Aim
Retype every line from the start of the data down to and including the line with "180.0, 180.8, 181.4, 182.2, 183.0]". Skip the pictures.

Data lines
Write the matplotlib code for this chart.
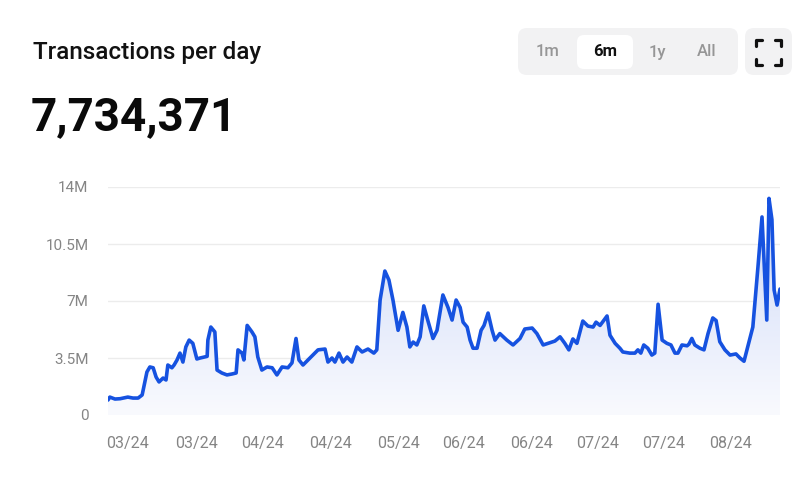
import matplotlib
matplotlib.use("Agg")
import matplotlib.pyplot as plt
import matplotlib.dates as mdates
import numpy as np
from matplotlib.patches import FancyBboxPatch, Polygon
from matplotlib.colors import LinearSegmentedColormap
from matplotlib.ticker import FuncFormatter

plt.rcParams["font.family"] = ["Roboto", "DejaVu Sans"]

START = "2024-02-28"

# days since START
days = [0, 0.5, 1.9, 3.3, 5.4, 6.8, 8.2, 9.3, 10.6, 11.4, 12.3, 13.1, 13.9, 15.0,
        15.8, 16.3, 17.4, 18.0, 18.8, 19.6, 20.4, 21.2, 22.1, 23.1, 24.2, 25.1,
        27.0, 27.2, 28.0, 29.1, 29.7, 31.0, 32.4, 33.8, 34.9, 35.4, 36.5, 37.0,
        37.9, 39.2, 40.0, 40.8, 41.9, 43.3, 44.7, 46.0, 47.4, 49.0, 50.1, 51.2,
        52.0, 53.1, 55.0, 57.2, 59.1, 59.9, 61.0, 61.8, 62.9, 64.0, 65.1, 66.4,
        67.8, 69.2, 70.8, 72.4, 73.2, 74.1, 75.4, 76.5, 77.6, 79.0, 80.3, 81.4,
        82.2, 83.1, 84.1, 85.0, 86.0, 87.1, 88.5, 89.6, 91.2, 92.6, 93.7, 94.8,
        95.9, 96.7, 97.8, 98.6, 99.4, 100.5, 101.6, 102.4, 103.5, 104.6, 105.4,
        106.7, 108.6, 110.3, 112.2, 113.5, 115.5, 116.8, 118.5, 119.8, 121.7,
        123.1, 124.4, 125.5, 126.6, 127.7, 129.3, 130.7, 132.1, 132.9, 134.0,
        135.9, 136.7, 138.1, 139.4, 140.2, 142.1, 143.5, 144.3, 145.1, 145.9,
        147.0, 148.1, 148.9, 149.8, 150.9, 152.2, 153.3, 154.4, 155.2, 156.3,
        157.7, 158.2, 159.0, 159.8, 161.2, 162.3, 163.4, 164.7, 165.6, 166.6,
        168.0, 169.4, 171.0, 172.1, 173.2, 174.0, 175.6, 177.0, 178.1, 179.4,
        180.0, 180.8, 181.4, 182.2, 183.0]

# transactions, millions
tx_m = [0.92, 1.1, 0.98, 1.0, 1.1, 1.04, 1.04, 1.23, 2.64, 2.95, 2.9, 2.33, 2.03, 2.27,
        2.15, 3.07, 2.9, 3.07, 3.38, 3.8, 3.25, 4.18, 4.6, 4.4, 3.44, 3.5,
        3.6, 4.6, 5.4, 5.1, 2.76, 2.58, 2.46, 2.52, 2.58, 4.0, 3.8, 3.38,
        5.5, 5.1, 4.8, 3.56, 2.76, 2.95, 2.9, 2.46, 2.95, 2.9, 3.2, 4.7,
        3.38, 3.07, 3.5, 4.0, 4.05, 3.25, 3.5, 3.25, 3.8, 3.25, 3.56, 3.25,
        4.18, 3.87, 4.05, 3.8, 4.0, 7.06, 8.84, 8.29, 7.06, 5.2, 6.3, 5.4,
        4.18, 4.48, 4.3, 4.8, 6.7, 5.8, 4.7, 5.2, 7.37, 6.6, 5.83, 7.06,
        6.6, 5.7, 5.4, 4.6, 4.1, 4.1, 5.2, 5.5, 6.26, 5.2, 4.6,
        5.0, 4.6, 4.3, 4.7, 5.28, 5.34, 5.0, 4.3, 4.4, 4.54,
        4.8, 4.4, 4.0, 4.67, 4.4, 5.77, 5.46, 5.4, 5.7, 5.5,
        6.08, 4.9, 4.4, 4.1, 3.87, 3.8, 3.8, 4.0, 3.8, 4.3,
        4.1, 3.68, 3.8, 6.8, 4.6, 4.4, 4.3, 3.8, 3.8, 4.3,
        4.25, 4.35, 4.7, 4.3, 4.1, 4.0, 5.0, 5.96, 5.8, 4.5,
        4.0, 3.68, 3.75, 3.5, 3.3, 4.0, 5.4, 9.1, 12.16, 5.83,
        13.3, 12.0, 7.67, 6.75, 7.734371]

tick_days = [5.4, 24.2, 42.2, 60.7, 79.0, 96.9, 115.2, 133.4, 151.4, 169.6]
y_ticks = [0, 3.5e6, 7e6, 10.5e6, 14e6]
ranges = ["1m", "6m", "1y", "All"]
active_range = "6m"

LINE = "#1652e0"
GREY = "#858585"

t0 = mdates.datestr2num(START)
x = t0 + np.array(days)
y = np.array(tx_m) * 1e6

W, H = 811, 483
fig = plt.figure(figsize=(W / 100, H / 100), dpi=100)

# pixel overlay for header and buttons
ov = fig.add_axes([0, 0, 1, 1])
ov.set_xlim(0, W)
ov.set_ylim(H, 0)
ov.axis("off")

ov.text(33, 53, "Transactions per day", fontsize=17.5, fontweight="medium",
        color="#111111", va="center", ha="left")
ov.text(31, 130, f"{int(round(y[-1])):,}", fontsize=33, fontweight="bold",
        color="#0a0a0a", va="baseline", ha="left")

ov.add_patch(FancyBboxPatch((518, 28), 220, 47, boxstyle="round,pad=0,rounding_size=9",
                            fc="#f2f2f3", ec="none"))
ov.add_patch(FancyBboxPatch((577, 35), 56, 34, boxstyle="round,pad=0,rounding_size=7",
                            fc="white", ec="none"))
for lbl, cx in zip(ranges, [548, 605, 657, 707]):
    on = lbl == active_range
    ov.text(cx, 52, lbl, fontsize=12, ha="center", va="center",
            color="#111111" if on else "#969696", fontweight="bold" if on else "medium")

ov.add_patch(FancyBboxPatch((745, 28), 47, 47, boxstyle="round,pad=0,rounding_size=9",
                            fc="#f2f2f3", ec="none"))
cx, cy, s, a = 768, 52, 12.5, 6
for sx in (-1, 1):
    for sy in (-1, 1):
        ov.plot([cx + sx * s, cx + sx * s, cx + sx * (s - a)],
                [cy + sy * (s - a), cy + sy * s, cy + sy * s],
                color="#111111", lw=2.3, solid_capstyle="round", solid_joinstyle="round")

# chart
ax = fig.add_axes([108 / W, (H - 415) / H, 672 / W, 228 / H])
ax.set_xlim(x[0], x[-1])
ax.set_ylim(0, 14e6)
for s_ in ax.spines.values():
    s_.set_visible(False)
ax.set_yticks(y_ticks)
ax.yaxis.set_major_formatter(FuncFormatter(lambda v, p: "0" if v == 0 else f"{v / 1e6:g}M"))
ax.set_xticks(t0 + np.array(tick_days))
ax.xaxis.set_major_formatter(mdates.DateFormatter("%m/%y"))
ax.tick_params(axis="y", length=0, pad=14, labelsize=11, labelcolor=GREY)
ax.tick_params(axis="x", length=0, pad=15, labelsize=11.5, labelcolor=GREY)
ax.grid(axis="y", color="#ececec", lw=1)
ax.set_axisbelow(True)

cmap = LinearSegmentedColormap.from_list("fade", ["#f9fafe", "#cbd7f7"])
grad = np.linspace(0, 1, 256).reshape(-1, 1)
im = ax.imshow(grad, cmap=cmap, aspect="auto", origin="lower",
               extent=[x[0], x[-1], 0, 14e6], zorder=1)
verts = np.column_stack([np.r_[x[0], x, x[-1]], np.r_[0, y, 0]])
poly = Polygon(verts, closed=True, fc="none", ec="none")
ax.add_patch(poly)
im.set_clip_path(poly)

ax.plot(x, y, color=LINE, lw=2.6, solid_joinstyle="round", solid_capstyle="round", zorder=3)

fig.savefig("out.png", dpi=100)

Exercise solution
Write the matplotlib code for this chart.
import matplotlib
matplotlib.use("Agg")
import matplotlib.pyplot as plt
import matplotlib.dates as mdates
import numpy as np
from matplotlib.patches import FancyBboxPatch, Polygon
from matplotlib.colors import LinearSegmentedColormap
from matplotlib.ticker import FuncFormatter

plt.rcParams["font.family"] = ["Roboto", "DejaVu Sans"]

START = "2024-02-28"

# days since START
days = [0, 0.5, 1.9, 3.3, 5.4, 6.8, 8.2, 9.3, 10.6, 11.4, 12.3, 13.1, 13.9, 15.0,
        15.8, 16.3, 17.4, 18.0, 18.8, 19.6, 20.4, 21.2, 22.1, 23.1, 24.2, 25.1,
        27.0, 27.2, 28.0, 29.1, 29.7, 31.0, 32.4, 33.8, 34.9, 35.4, 36.5, 37.0,
        37.9, 39.2, 40.0, 40.8, 41.9, 43.3, 44.7, 46.0, 47.4, 49.0, 50.1, 51.2,
        52.0, 53.1, 55.0, 57.2, 59.1, 59.9, 61.0, 61.8, 62.9, 64.0, 65.1, 66.4,
        67.8, 69.2, 70.8, 72.4, 73.2, 74.1, 75.4, 76.5, 77.6, 79.0, 80.3, 81.4,
        82.2, 83.1, 84.1, 85.0, 86.0, 87.1, 88.5, 89.6, 91.2, 92.6, 93.7, 94.8,
        95.9, 96.7, 97.8, 98.6, 99.4, 100.5, 101.6, 102.4, 103.5, 104.6, 105.4,
        106.7, 108.6, 110.3, 112.2, 113.5, 115.5, 116.8, 118.5, 119.8, 121.7,
        123.1, 124.4, 125.5, 126.6, 127.7, 129.3, 130.7, 132.1, 132.9, 134.0,
        135.9, 136.7, 138.1, 139.4, 140.2, 142.1, 143.5, 144.3, 145.1, 145.9,
        147.0, 148.1, 148.9, 149.8, 150.9, 152.2, 153.3, 154.4, 155.2, 156.3,
        157.7, 158.2, 159.0, 159.8, 161.2, 162.3, 163.4, 164.7, 165.6, 166.6,
        168.0, 169.4, 171.0, 172.1, 173.2, 174.0, 175.6, 177.0, 178.1, 179.4,
        180.0, 180.8, 181.4, 182.2, 183.0]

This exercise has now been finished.